* Begin *

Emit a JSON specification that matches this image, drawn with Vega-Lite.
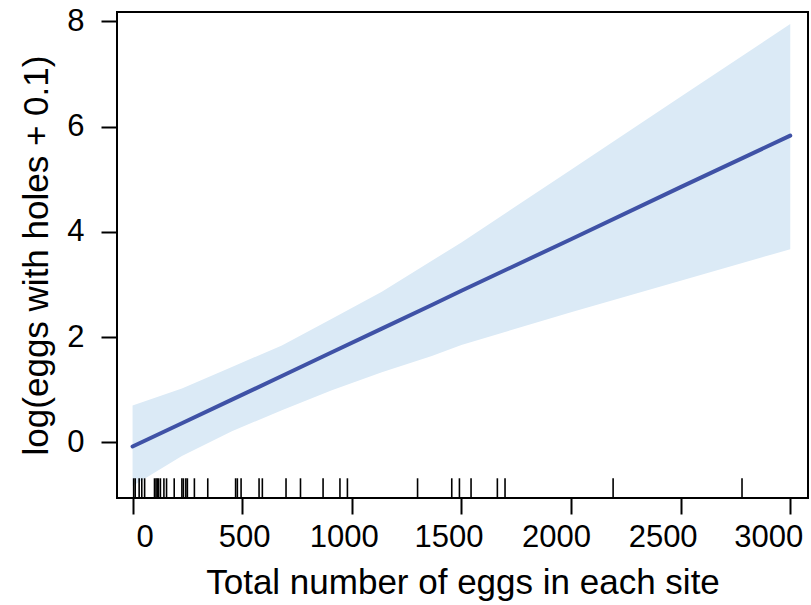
{
  "$schema": "https://vega.github.io/schema/vega-lite/v6.json",
  "width": 691,
  "height": 486,
  "autosize": {"type": "none"},
  "padding": {"left": 117, "top": 12, "right": 3, "bottom": 107},
  "config": {
    "view": {"stroke": "black", "strokeWidth": 2},
    "font": "Liberation Sans",
    "axis": {
      "grid": false,
      "domain": false,
      "ticks": true,
      "tickColor": "black",
      "tickWidth": 2,
      "tickSize": 16,
      "labelColor": "black",
      "titleColor": "black",
      "labelFont": "Liberation Sans",
      "titleFont": "Liberation Sans",
      "labelFontSize": 31,
      "titleFontSize": 35,
      "titleFontWeight": "normal"
    }
  },
  "datasets": {
    "fit": [
      {"eggs": 0, "fit": -0.08, "lower": -0.83, "upper": 0.70},
      {"eggs": 225, "fit": 0.36, "lower": -0.26, "upper": 1.02},
      {"eggs": 453, "fit": 0.81, "lower": 0.21, "upper": 1.43},
      {"eggs": 681, "fit": 1.26, "lower": 0.61, "upper": 1.84},
      {"eggs": 909, "fit": 1.71, "lower": 0.99, "upper": 2.35},
      {"eggs": 1137, "fit": 2.16, "lower": 1.33, "upper": 2.86},
      {"eggs": 1365, "fit": 2.61, "lower": 1.64, "upper": 3.45},
      {"eggs": 1500, "fit": 2.88, "lower": 1.85, "upper": 3.80},
      {"eggs": 2000, "fit": 3.86, "lower": 2.47, "upper": 5.18},
      {"eggs": 2500, "fit": 4.85, "lower": 3.07, "upper": 6.57},
      {"eggs": 3000, "fit": 5.83, "lower": 3.67, "upper": 7.95}
    ],
    "rug": [
      {"eggs": 5}, {"eggs": 12}, {"eggs": 30}, {"eggs": 42}, {"eggs": 55},
      {"eggs": 100}, {"eggs": 107}, {"eggs": 113}, {"eggs": 118}, {"eggs": 127},
      {"eggs": 143}, {"eggs": 155}, {"eggs": 190}, {"eggs": 225}, {"eggs": 232},
      {"eggs": 243}, {"eggs": 250}, {"eggs": 282}, {"eggs": 343}, {"eggs": 470},
      {"eggs": 478}, {"eggs": 495}, {"eggs": 577}, {"eggs": 592}, {"eggs": 700},
      {"eggs": 766}, {"eggs": 869}, {"eggs": 946}, {"eggs": 980}, {"eggs": 1300},
      {"eggs": 1456}, {"eggs": 1491}, {"eggs": 1544}, {"eggs": 1664}, {"eggs": 1699},
      {"eggs": 2192}, {"eggs": 2780}
    ]
  },
  "layer": [
    {
      "data": {"name": "fit"},
      "mark": {"type": "area", "color": "#dbeaf6", "opacity": 1},
      "encoding": {
        "x": {
          "field": "eggs", "type": "quantitative",
          "scale": {"domain": [-71, 3081], "nice": false, "zero": false},
          "axis": {
            "values": [0, 500, 1000, 1500, 2000, 2500, 3000],
            "title": "Total number of eggs in each site",
            "labelPadding": 8,
            "titlePadding": 13,
            "format": "d",
            "labelFlush": false,
            "labelOverlap": false,
            "labelOffset": {
              "condition": [
                {"test": "datum.value == 0", "value": 12},
                {"test": "datum.value == 500", "value": 2},
                {"test": "datum.value == 1000", "value": -8},
                {"test": "datum.value == 1500", "value": -13},
                {"test": "datum.value == 2000", "value": -15},
                {"test": "datum.value == 2500", "value": -18}
              ],
              "value": -22
            }
          }
        },
        "y": {
          "field": "lower", "type": "quantitative",
          "scale": {"domain": [-1.06, 8.18], "nice": false, "zero": false},
          "axis": {
            "values": [0, 2, 4, 6, 8],
            "title": "log(eggs with holes + 0.1)",
            "labelPadding": 17,
            "titlePadding": 12,
            "format": "d",
            "labelFlush": false,
            "labelOverlap": false
          }
        },
        "y2": {"field": "upper"}
      }
    },
    {
      "data": {"name": "rug"},
      "mark": {"type": "rule", "color": "black", "strokeWidth": 1.6},
      "encoding": {
        "x": {"field": "eggs", "type": "quantitative"},
        "y": {"datum": -0.685},
        "y2": {"datum": -1.06}
      }
    },
    {
      "data": {"name": "fit"},
      "mark": {"type": "line", "color": "#3f52a6", "strokeWidth": 4, "strokeCap": "round"},
      "encoding": {
        "x": {"field": "eggs", "type": "quantitative"},
        "y": {"field": "fit", "type": "quantitative"}
      }
    }
  ]
}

* End *

== Written request ==
All of the material above should be reproduced exactly, except the pictures.

== Final result ==
Emit a JSON specification that matches this image, drawn with Vega-Lite.
{
  "$schema": "https://vega.github.io/schema/vega-lite/v6.json",
  "width": 691,
  "height": 486,
  "autosize": {"type": "none"},
  "padding": {"left": 117, "top": 12, "right": 3, "bottom": 107},
  "config": {
    "view": {"stroke": "black", "strokeWidth": 2},
    "font": "Liberation Sans",
    "axis": {
      "grid": false,
      "domain": false,
      "ticks": true,
      "tickColor": "black",
      "tickWidth": 2,
      "tickSize": 16,
      "labelColor": "black",
      "titleColor": "black",
      "labelFont": "Liberation Sans",
      "titleFont": "Liberation Sans",
      "labelFontSize": 31,
      "titleFontSize": 35,
      "titleFontWeight": "normal"
    }
  },
  "datasets": {
    "fit": [
      {"eggs": 0, "fit": -0.08, "lower": -0.83, "upper": 0.70},
      {"eggs": 225, "fit": 0.36, "lower": -0.26, "upper": 1.02},
      {"eggs": 453, "fit": 0.81, "lower": 0.21, "upper": 1.43},
      {"eggs": 681, "fit": 1.26, "lower": 0.61, "upper": 1.84},
      {"eggs": 909, "fit": 1.71, "lower": 0.99, "upper": 2.35},
      {"eggs": 1137, "fit": 2.16, "lower": 1.33, "upper": 2.86},
      {"eggs": 1365, "fit": 2.61, "lower": 1.64, "upper": 3.45},
      {"eggs": 1500, "fit": 2.88, "lower": 1.85, "upper": 3.80},
      {"eggs": 2000, "fit": 3.86, "lower": 2.47, "upper": 5.18},
      {"eggs": 2500, "fit": 4.85, "lower": 3.07, "upper": 6.57},
      {"eggs": 3000, "fit": 5.83, "lower": 3.67, "upper": 7.95}
    ],
    "rug": [
      {"eggs": 5}, {"eggs": 12}, {"eggs": 30}, {"eggs": 42}, {"eggs": 55},
      {"eggs": 100}, {"eggs": 107}, {"eggs": 113}, {"eggs": 118}, {"eggs": 127},
      {"eggs": 143}, {"eggs": 155}, {"eggs": 190}, {"eggs": 225}, {"eggs": 232},
      {"eggs": 243}, {"eggs": 250}, {"eggs": 282}, {"eggs": 343}, {"eggs": 470},
      {"eggs": 478}, {"eggs": 495}, {"eggs": 577}, {"eggs": 592}, {"eggs": 700},
      {"eggs": 766}, {"eggs": 869}, {"eggs": 946}, {"eggs": 980}, {"eggs": 1300},
      {"eggs": 1456}, {"eggs": 1491}, {"eggs": 1544}, {"eggs": 1664}, {"eggs": 1699},
      {"eggs": 2192}, {"eggs": 2780}
    ]
  },
  "layer": [
    {
      "data": {"name": "fit"},
      "mark": {"type": "area", "color": "#dbeaf6", "opacity": 1},
      "encoding": {
        "x": {
          "field": "eggs", "type": "quantitative",
          "scale": {"domain": [-71, 3081], "nice": false, "zero": false},
          "axis": {
            "values": [0, 500, 1000, 1500, 2000, 2500, 3000],
            "title": "Total number of eggs in each site",
            "labelPadding": 8,
            "titlePadding": 13,
            "format": "d",
            "labelFlush": false,
            "labelOverlap": false,
            "labelOffset": {
              "condition": [
                {"test": "datum.value == 0", "value": 12},
                {"test": "datum.value == 500", "value": 2},
                {"test": "datum.value == 1000", "value": -8},
                {"test": "datum.value == 1500", "value": -13},
                {"test": "datum.value == 2000", "value": -15},
                {"test": "datum.value == 2500", "value": -18}
              ],
              "value": -22
            }
          }
        },
        "y": {
          "field": "lower", "type": "quantitative",
          "scale": {"domain": [-1.06, 8.18], "nice": false, "zero": false},
          "axis": {
            "values": [0, 2, 4, 6, 8],
            "title": "log(eggs with holes + 0.1)",
            "labelPadding": 17,
            "titlePadding": 12,
            "format": "d",
            "labelFlush": false,
            "labelOverlap": false
          }
        },
        "y2": {"field": "upper"}
      }
    },
    {
      "data": {"name": "rug"},
      "mark": {"type": "rule", "color": "black", "strokeWidth": 1.6},
      "encoding": {
        "x": {"field": "eggs", "type": "quantitative"},
        "y": {"datum": -0.685},
        "y2": {"datum": -1.06}
      }
    },
    {
      "data": {"name": "fit"},
      "mark": {"type": "line", "color": "#3f52a6", "strokeWidth": 4, "strokeCap": "round"},
      "encoding": {
        "x": {"field": "eggs", "type": "quantitative"},
        "y": {"field": "fit", "type": "quantitative"}
      }
    }
  ]
}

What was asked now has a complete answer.